The frustrating irony here is that NASA can’t follow this particular water. Not yet.
Sending a spacecraft to an area where liquid water flows is much too risky, cautions NASA’s Office of Planetary Protection. Finding water in the streaks will brand them as a "special region," an area where spacecraft can land only after thorough cleaning or sterilization, says Ernst Hauber of the German Aerospace Center.
If hitchhiking microbes were to somehow survive the journey to Mars and find themselves in a briny bath, it’s possible they could gain a foothold and contaminate the red planet. Such a scenario would not only complicate any future detection of life on Mars, but also introduce a potential disaster: Think about how great we are at hastening the spread of invasive species on Earth.

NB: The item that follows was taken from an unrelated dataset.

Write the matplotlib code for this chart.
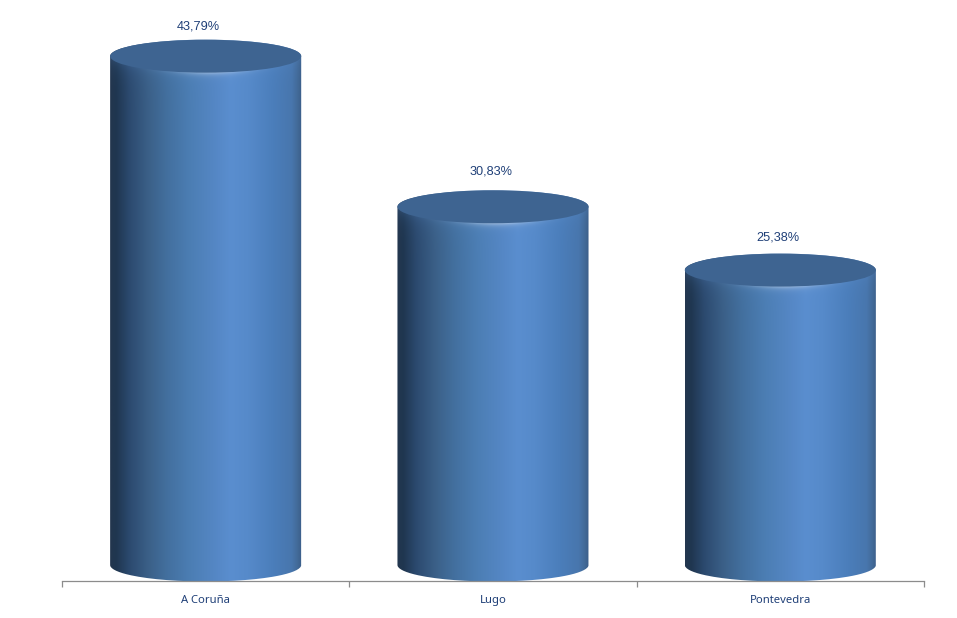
import numpy as np
import matplotlib
matplotlib.use("Agg")
import matplotlib.pyplot as plt
from matplotlib.colors import LinearSegmentedColormap
from matplotlib.patches import Ellipse
from matplotlib.path import Path

categories = ["A Coruña", "Lugo", "Pontevedra"]
values = [43.79, 30.83, 25.38]
value_labels = ["43,79%", "30,83%", "25,38%"]

W, H = 957, 618
bar_width = 0.665
px_per_unit = 11.62      # pixels per percentage point
cap_px = 16.5            # half height of the ellipses in pixels
cap = cap_px / px_per_unit
label_dx = [-7, -2, -2]  # the value labels are not quite centred, in pixels
label_dy = [0, 6, 3]

# side of the cylinder, left to right
body_cmap = LinearSegmentedColormap.from_list("body", [
    (0.0, "#23364e"), (0.03, "#1f3650"), (0.1, "#2c4a6f"), (0.2, "#3b6088"), (0.3, "#43709f"),
    (0.42, "#4c7eb4"), (0.55, "#5587c5"), (0.63, "#5a8ecf"), (0.72, "#568aca"),
    (0.85, "#4b7ebb"), (0.95, "#4876ad"), (0.985, "#416895"), (1.0, "#3c5f8a"),
])
top_color = "#3e6491"
text_blue = "#1f3f77"

fig = plt.figure(figsize=(W / 100, H / 100), dpi=100)
ax = fig.add_axes([62 / W, (H - 581) / H, (924 - 62) / W, 581 / H])


def cylinder_path(xc, a, top):
    # outline: left side, top half of the cap, right side, bottom half
    t = np.linspace(0, np.pi, 80)
    xs = np.concatenate([xc - a * np.cos(t), xc + a * np.cos(t)])
    ys = np.concatenate([top + cap * np.sin(t), -cap * np.sin(t)])
    return Path(np.column_stack([xs, ys]))


for i, v in enumerate(values):
    a = bar_width / 2
    extent = (i - a, i + a, -cap, v + cap)
    ny = int((v + 2 * cap) * px_per_unit) * 2
    u = np.linspace(0, 1, 400)
    yy = np.linspace(v + cap, -cap, ny)
    uu, yg = np.meshgrid(u, yy)
    rgb = body_cmap(uu)[..., :3]

    w = 2 * uu - 1
    edge = v - cap * np.sqrt(1 - w**2)
    d = np.clip((edge - yg) * px_per_unit, 0, None)
    # soft lighter bevel under the cap, all the way across
    bevel = np.exp(-d / 9.0) * 0.12
    rgb = rgb + (np.array([0.35, 0.55, 0.8]) - rgb) * bevel[..., None] * 1.6
    # thin bright line along the lower edge of the cap
    glow = np.exp(-d / 2.5) * np.exp(-((w - 0.06) / 0.38) ** 2) * 0.42
    rgb = rgb + (1 - rgb) * glow[..., None]

    im = ax.imshow(np.clip(rgb, 0, 1), extent=extent, aspect="auto", zorder=2, interpolation="bilinear")
    im.set_clip_path(cylinder_path(i, a, v), transform=ax.transData)

    ax.add_patch(Ellipse((i, v), bar_width, 2 * cap, facecolor=top_color, edgecolor="none", zorder=3))
    ax.annotate(value_labels[i], (i, v + cap), xytext=(label_dx[i] * 0.72, 9.5 + label_dy[i] * 0.72),
                textcoords="offset points", ha="center", va="center", fontsize=9.2,
                family="Liberation Sans", color=text_blue, annotation_clip=False)

ax.set_xlim(-0.5, 2.5)
ax.set_ylim(-16 / px_per_unit, 565 / px_per_unit)
for s in ["top", "left", "right"]:
    ax.spines[s].set_visible(False)
ax.spines["bottom"].set_color("#8c8c8c")
ax.spines["bottom"].set_linewidth(0.9)
ax.spines["bottom"].set_zorder(5)
ax.set_yticks([])
ax.set_xticks([-0.5, 0.5, 1.5, 2.5])
ax.set_xticklabels([])
ax.tick_params(axis="x", length=4, width=0.9, color="#8c8c8c")
ax.set_xticks(range(3), minor=True)
ax.set_xticklabels(categories, minor=True, fontsize=8.1, family="Noto Sans", color=text_blue)
ax.tick_params(axis="x", which="minor", length=0, pad=10)

fig.savefig("out.png", dpi=100, facecolor="white")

It’s certainly worth the caution, though humans walking on Mars (which some say is the next goal in solar system exploration) are much more likely to shed microbes than a sterilized robot is, and Earth microbes aren't necessarily likely to thrive in Mars brines.
If there’s one big story from the past decade of planetary exploration, it’s that water is everywhere. It’s tucked into moon dust, frozen in Mercury’s shadowed craters, streaming off the backs of comets, and sequestered inside the shells of icy moons. Mars, finally, has joined the population of bodies where we know water flows—and that’s interesting enough on its own, without the breathless speculation.
“Modern Mars is right ‘on the edge,' ” Ehlmann says, as an active world where liquid water exists even today. “Just a slight tweak in climate could make waters even more widespread.”